NEW YORK – Wall Street’s top oil forecasters delivered a unified holiday message Friday: Santa isn’t bringing higher crude prices anytime soon. In fact, he appears to be bringing the opposite in bulk.
After a 20% slide this year that already has traders checking their retirement accounts twice, JPMorgan, Goldman Sachs, and Macquarie all published outlooks suggesting Brent crude could sink toward the mid-$50s by 2026, with some scenarios flirting with the $30s by 2027 if no one blinks first.
Airlines and shipping companies quietly opened champagne they had been saving since 2022. Meanwhile, the average SUV owner began planning a statue in honor of Natasha Kaneva, JPMorgan’s head of commodities strategy, for services to oversized vehicles everywhere.
Oil executives, however, were seen updating LinkedIn profiles with subtle phrases like “open to new opportunities” and “passionate about renewable transitions.”
JPMorgan’s team, clearly tired of being the bearer of identical bad news since June 2023, wrote that they were “at the risk of flogging a very dead horse.” The horse, readers assume, is now thoroughly tenderized.
Their base case sends Brent to $58 in 2026 and another dollar lower in 2027. Goldman Sachs went slightly more pessimistic for next year, penciling in $56 Brent and $52 WTI, before allowing prices a dramatic comeback to $80 by 2028, presumably after everyone has panic-sold.
Both banks agree the villain is simple: too much oil chasing too few gas tanks.
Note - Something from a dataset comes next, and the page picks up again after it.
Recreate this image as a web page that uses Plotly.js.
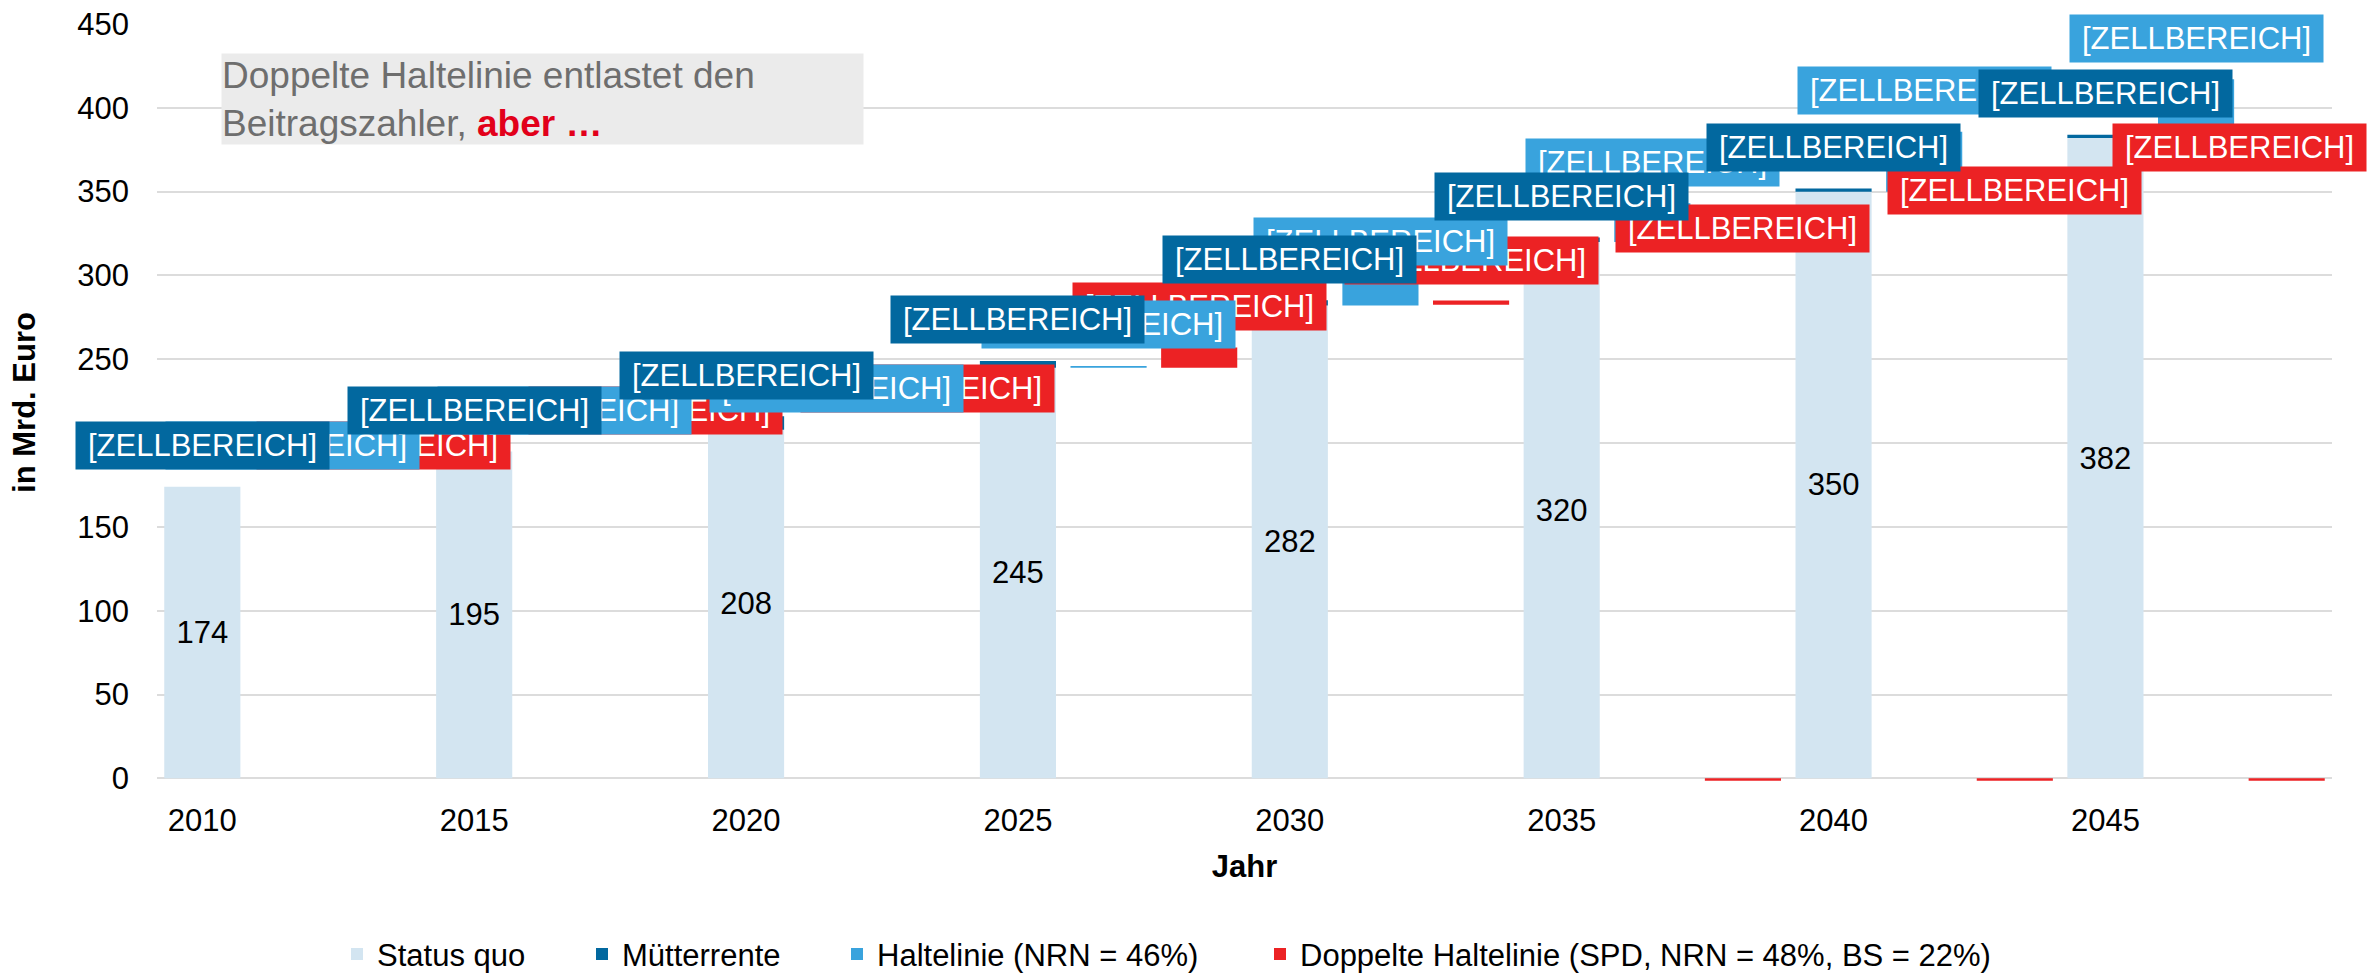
<!DOCTYPE html>
<html>
<head>
<meta charset="utf-8">
<script src="https://cdn.plot.ly/plotly-3.0.1.min.js"></script>
<style>
  html, body { margin: 0; padding: 0; background: #ffffff; }
  #chart { width: 2379px; height: 973px; }
</style>
</head>
<body>
<div id="chart"></div>
<script>
// ---------------- data ----------------
const years = [2010, 2015, 2020, 2025, 2030, 2035, 2040, 2045];
const statusQuo = [174, 195, 208, 245, 282, 320, 350, 382];
const muetterrente = [0, 0, 8, 4, 3.2, 2.6, 1.8, 2];
const haltelinie = [0, 0, 0, 1, 14, 23, 35.7, 35];
const doppeltBasis = [174, 195, 208, 245, 282.5, 0, 0, 0];
const doppelt = [0, 0, 0, 12, 2.5, -1.5, -1.5, -1.5];
const seriesNames = [
  'Status quo',
  'Mütterrente',
  'Haltelinie (NRN = 46%)',
  'Doppelte Haltelinie (SPD, NRN = 48%, BS = 22%)'
];
const cellLabelText = '[ZELLBEREICH]';
const yTickValues = [0, 50, 100, 150, 200, 250, 300, 350, 400, 450];

// ---------------- layout / style settings ----------------
const W = 2379, H = 973;
const M = { l: 157, r: 47, t: 23.5, b: 191.5, autoexpand: false };
const plotW = W - M.l - M.r;
const plotH = H - M.t - M.b;
const FONT = 'Liberation Sans, Arial, Helvetica, sans-serif';
const colors = { sq: '#d3e5f1', mr: '#02689f', hl: '#39a3dd', dhl: '#ec2224' };
const barW = 0.84;
const labelLift = 24.5;               // label anchor above the top of its segment (data units)
const dhlLabelAt = [198.5, 219.5, 232.5, 281.5, 309, 328, 350.5, 376.5]; // red label anchors
const labelW = 253, labelH = 46.7;
const chartRightPx = 2366;            // labels are kept inside the chart area

const nSlots = years.length * 3;
const sqX = years.map((_, i) => i * 3);
const hlX = years.map((_, i) => i * 3 + 1);
const dhlX = years.map((_, i) => i * 3 + 2);
const slotPx = s => M.l + (s + 0.5) * plotW / nSlots;

const traces = [
  {
    type: 'bar', name: seriesNames[0], x: sqX, y: statusQuo, base: 0, width: barW,
    marker: { color: colors.sq },
    text: statusQuo.map(String), textposition: 'inside', insidetextanchor: 'middle',
    textangle: 0, constraintext: 'none',
    textfont: { family: FONT, size: 31, color: '#000000' },
    legend: 'legend', hoverinfo: 'skip'
  },
  {
    type: 'bar', name: seriesNames[1], x: sqX, y: muetterrente, base: statusQuo, width: barW,
    marker: { color: colors.mr }, legend: 'legend2', hoverinfo: 'skip'
  },
  {
    type: 'bar', name: seriesNames[2], x: hlX, y: haltelinie, base: statusQuo, width: barW,
    marker: { color: colors.hl }, legend: 'legend3', hoverinfo: 'skip'
  },
  {
    type: 'bar', name: seriesNames[3], x: dhlX, y: doppelt, base: doppeltBasis, width: barW,
    marker: { color: colors.dhl }, legend: 'legend4', hoverinfo: 'skip'
  }
];

function cellLabel(x, y, color, xshift) {
  return {
    xref: 'x', yref: 'y', x: x, y: y, xanchor: 'center', yanchor: 'middle',
    xshift: xshift || 0,
    text: cellLabelText, showarrow: false,
    width: labelW, height: labelH, borderpad: 0, bgcolor: color,
    font: { family: FONT, size: 31, color: '#ffffff' }
  };
}

const annotations = [];
// red labels (lowest layer)
years.forEach((_, i) => {
  const right = slotPx(dhlX[i]) + labelW / 2;
  const shift = Math.min(0, chartRightPx - right);
  annotations.push(cellLabel(dhlX[i], dhlLabelAt[i], colors.dhl, shift));
});
// Haltelinie labels
years.forEach((_, i) => {
  annotations.push(cellLabel(hlX[i], statusQuo[i] + haltelinie[i] + labelLift, colors.hl));
});
// Mütterrente labels (top layer)
years.forEach((_, i) => {
  annotations.push(cellLabel(sqX[i], statusQuo[i] + muetterrente[i] + labelLift, colors.mr));
});
// text box
annotations.push({
  xref: 'paper', yref: 'paper',
  x: (221 - M.l) / plotW, y: (M.t + plotH - 52.3) / plotH,
  xanchor: 'left', yanchor: 'top', align: 'left', valign: 'middle',
  showarrow: false, width: 641, height: 90.4, borderpad: 0, bgcolor: '#ebebeb',
  text: 'Doppelte Haltelinie entlastet den<br>Beitragszahler, <b><span style="color:#e2001a">aber …</span></b>',
  font: { family: FONT, size: 37, color: '#6e6e6e' }
});

const legendY = (M.t + plotH - 955) / plotH;
function legendAt(px) {
  return {
    orientation: 'h', x: (px - M.l) / plotW, xanchor: 'left', y: legendY, yanchor: 'middle',
    bgcolor: 'rgba(0,0,0,0)', borderwidth: 0,
    font: { family: FONT, size: 31, color: '#000000' }
  };
}

const layout = {
  width: W, height: H, margin: M,
  paper_bgcolor: '#ffffff', plot_bgcolor: '#ffffff',
  font: { family: FONT, size: 31, color: '#000000' },
  barmode: 'overlay',
  showlegend: true,
  xaxis: {
    range: [-0.5, nSlots - 0.5],
    tickmode: 'array', tickvals: sqX, ticktext: years.map(String),
    showgrid: false, zeroline: false, showline: false, ticks: '',
    tickfont: { family: FONT, size: 31, color: '#000000' },
    ticklabelstandoff: 18,
    title: { text: '<b>Jahr</b>', font: { family: FONT, size: 31, color: '#000000' }, standoff: 18 },
    fixedrange: true
  },
  yaxis: {
    range: [-1.6, 450],
    tickmode: 'array', tickvals: yTickValues,
    showgrid: true, gridcolor: '#dcdcdc', gridwidth: 2,
    zeroline: false, showline: false, ticks: '',
    tickfont: { family: FONT, size: 31, color: '#000000' },
    ticklabelstandoff: 27,
    title: { text: '<b>in Mrd. Euro</b>', font: { family: FONT, size: 31, color: '#000000' }, standoff: 32 },
    fixedrange: true
  },
  legend: legendAt(337),
  legend2: legendAt(582),
  legend3: legendAt(837),
  legend4: legendAt(1260),
  annotations: annotations,
  hovermode: false
};

Plotly.newPlot('chart', traces, layout, { displayModeBar: false, staticPlot: true });
</script>
</body>
</html>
OPEC+ has been unwinding production cuts faster than a teenager unwinds holiday lights in January, adding over 2 million barrels per day since April. American frackers, never ones to leave money on the table, are on track for record output in December.
China, the usual sponge for excess barrels, spent the first half of 2025 stuffing tanks like a squirrel preparing for nuclear winter. That trick is running out of storage space.
Over one billion barrels now float aimlessly on tankers at sea, an armada so large it has its own weather system. The International Energy Agency warned the coming glut could reach 4 million barrels per day in 2026, enough to fill roughly fifty Olympic swimming pools every hour.
Macquarie called the setup “punishing” and “extraordinary,” then delivered price targets that suggest oil traders may soon qualify for government heating assistance.
State oil companies in the Gulf still need profits to fund everything from skyscrapers to soccer clubs. US shale drillers break even around $43–$51. Somewhere between those numbers lies a price so low that even the most stubborn producer throws in the towel.
JPMorgan floated the nightmare scenario of $30s oil by 2027 if nothing changes, a level last seen when people were paying strangers on the internet to deliver a single roll of toilet paper.
Yet the banks remain oddly cheerful about the eventual outcome. They expect the market to self-correct long before prices turn apocalyptic, thanks to a magical combination of “voluntary and involuntary” production cuts. Translation: someone is going to run out of cash or storage and turn off the taps whether they like it or not.
Goldman Sachs even promised a happy ending by 2028, when maturing shale fields and years of under-investment finally remind everyone that oil doesn’t grow on trees. Or, more accurately, under them.
For now, the industry braces for what strategists politely call “price discovery” and what everyone else will call “please make it stop.”